During Kovenock's four years at Kenyon, the women's program won three NCAA Championships (2007, 2008, 2009), the men's program won four NCAA Champions (2006, 2007, 2008, 2009), and Kenyon swimmers earned over 240 All-American awards in NCAA competition.
"(While at Kenyon) I learned a tremendous amount about life and work behind the scenes of an established championship team," said Kovenock. "Regardless of what a team or an athlete or a coach has accomplished in past years, you have to be willing to redefine the standard. We're trying to maximize potential in all that we do. It comes down to consistently recognizing and capitalizing on the opportunities that are in front of us everyday. My passion and belief in Notre Dame is tied directly to that philosophy. The opportunities that exist at the University of Notre Dame are unparalleled. If we recruit student-athletes with the right talent, belief, and desire, the Notre Dame swimming and diving program can do something special."
On deck at Kenyon, Kovenock worked under legendary head coach Jim Steen and was given specific training responsibilities with the men's and women's sprint groups. Over the course of four years, a Kenyon swimmer won the 50 freestyle NCAA title twice (2007, 2009) and the NCAA record, which still stands today, was broken once (2009).

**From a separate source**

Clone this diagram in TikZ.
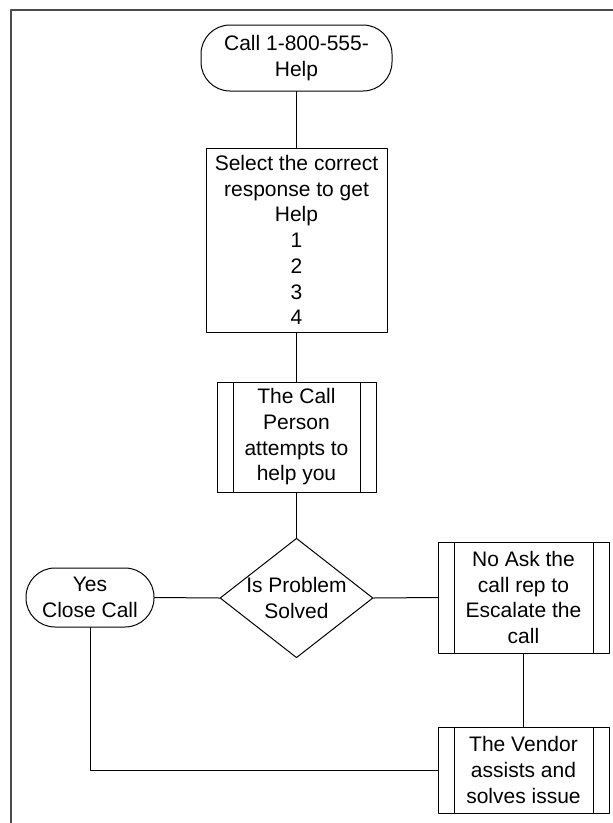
\documentclass[tikz,border=0pt]{standalone}
\usepackage{fontspec}
\setmainfont{Liberation Sans}
\usetikzlibrary{shapes.geometric}
\tikzset{
	base/.style={draw,line width=1pt,align=center,inner sep=0pt,font=\fontsize{21}{25.7}\selectfont},
	terminal/.style={base,rectangle,rounded corners=29pt},
	procbox/.style={base,rectangle},
	predef/.style={base,rectangle,path picture={
		\draw[line width=1pt] ([xshift=16pt]path picture bounding box.north west)--([xshift=16pt]path picture bounding box.south west);
		\draw[line width=1pt] ([xshift=-16pt]path picture bounding box.north east)--([xshift=-16pt]path picture bounding box.south east);}},
	decision/.style={base,diamond,aspect=1.28},
	link/.style={line width=1pt}
}
\begin{document}
\begin{tikzpicture}[x=1pt,y=-1pt,line join = round, line cap = round]
			\useasboundingbox (0,0) rectangle (613,823);
			\draw[line width=2pt,color=black!70] (613,10)--(11,10)--(11,823);
			\node[terminal,minimum width=191pt,minimum height=66pt] (call) at (296.5,58) {Call 1-800-555-\\Help};
			\node[procbox,minimum width=181pt,minimum height=184pt] (select) at (296.5,240) {Select the correct\\response to get\\Help\\1\\2\\3\\4};
			\node[predef,minimum width=159pt,minimum height=110pt] (person) at (296.5,437) {The Call\\Person\\attempts to\\help you};
			\node[decision,minimum width=151pt,minimum height=118pt] (solved) at (296.5,598) {Is Problem\\Solved};
			\node[terminal,minimum width=128pt,minimum height=59pt] (yes) at (90,597.5) {Yes\\Close Call};
			\node[predef,minimum width=171pt,minimum height=111pt] (escalate) at (523.5,597.5) {No Ask the\\call rep to\\Escalate the\\call};
			\node[predef,minimum width=171pt,minimum height=86pt] (vendor) at (523.5,770) {The Vendor\\assists and\\solves issue};
			\draw[link] (call)--(select);
			\draw[link] (select)--(person);
			\draw[link] (person)--(solved);
			\draw[link] (solved.west)--(yes.east);
			\draw[link] (solved.east)--(escalate.west);
			\draw[link] (escalate)--(vendor);
			\draw[link] (yes.south)|-(vendor.west);
		\end{tikzpicture}
\end{document}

In addition to her coaching duties, Kovenock coordinated recruiting for the women's program. After back-to-back NCAA runner-up finishes in 2005 and 2006, the swimmers recruited during Kovenock's tenure sparked a resurgence for the women's program, playing key roles in Kenyon's three titles from 2007-09. As a sprinter at Connecticut College (Div. III), Kovenock captured an individual NCAA Championship in the 50 free (2004) and earned 11 individual NCAA All-American awards (2002 - 2005). At the conference level, she went undefeated in the 50 and 100 freestyle events over her four years.
Kovenock's collegiate career was marked by academic accolades as well. Graduating with a B.A. in honors philosophy, Kovenock was an Academic All-American during each of her four years and was named to the ESPN The Magazine Academic All- American Team during both her junior and senior years.